Although the Internet found its footing in China much later than most of the western countries, with rapid progress only after the Trans-Pacific Fiber Optical Cable Network since 2000, China is striving to march to the next Chinese-characteristic Internet era in great stride. They call it “Internet +” phase, a notation announced by Premier Li Keqiang in Spring 2015 to integrate mobile Internet, cloud computing, big data and the Internet of Things with modern manufacturing to encourage the healthily development of e-Commerce.

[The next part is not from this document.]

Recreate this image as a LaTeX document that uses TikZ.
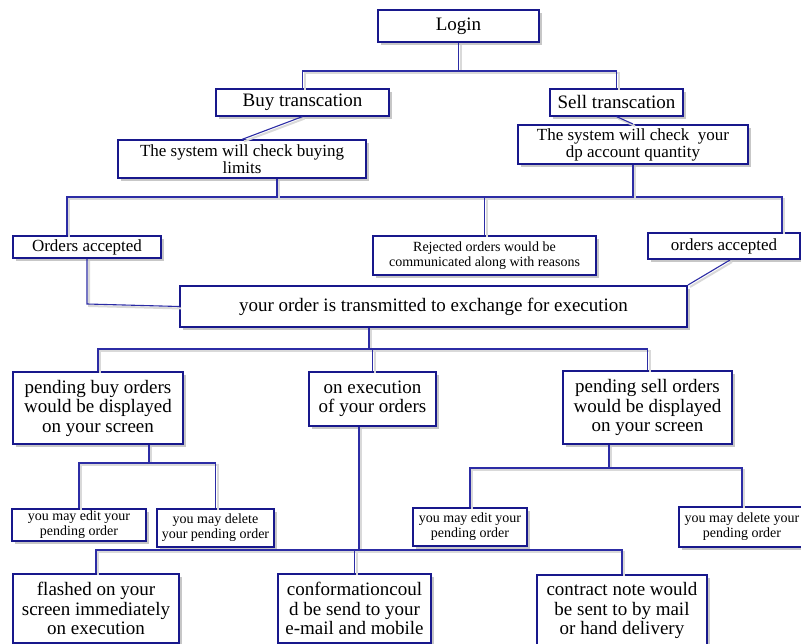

Even today, besides mobile e-Commerce spearheaded by Alibaba Group and a few large players, the broad development of mobile internet in China has seen rapid attraction and growth, much faster than that in European or the US markets. It all started by realizing that the Internet development in China needs to fit in their own unique cultural environment. The current popular business model O2O (Online-to-Offline) – online order to offline delivery and services – can allow online consumer goods to be delivered within hours to the doorway, Uber-type personal shared rides to be called 24×7 within a few minutes in big cities, restaurant discount orders and reservation to be made on mobile minutes before arriving. Considering China’s size of population and geography, this kind of speed and efficiency are rare even in western countries.
The rapid development of mobile internet in China has been powered by the cloud computing. Every business area is a huge big data space. Although technology challenges remain in many areas, western-educated talents are recruited back to create new products and services everyday. It’s a global talent war at the moment.
The Internet has lowered the barriers of competition and flatten the field in almost every business corner. With the target of Internet+, the leapfrog development in China in certain areas may very well lead to future new growth patterns and another interesting era.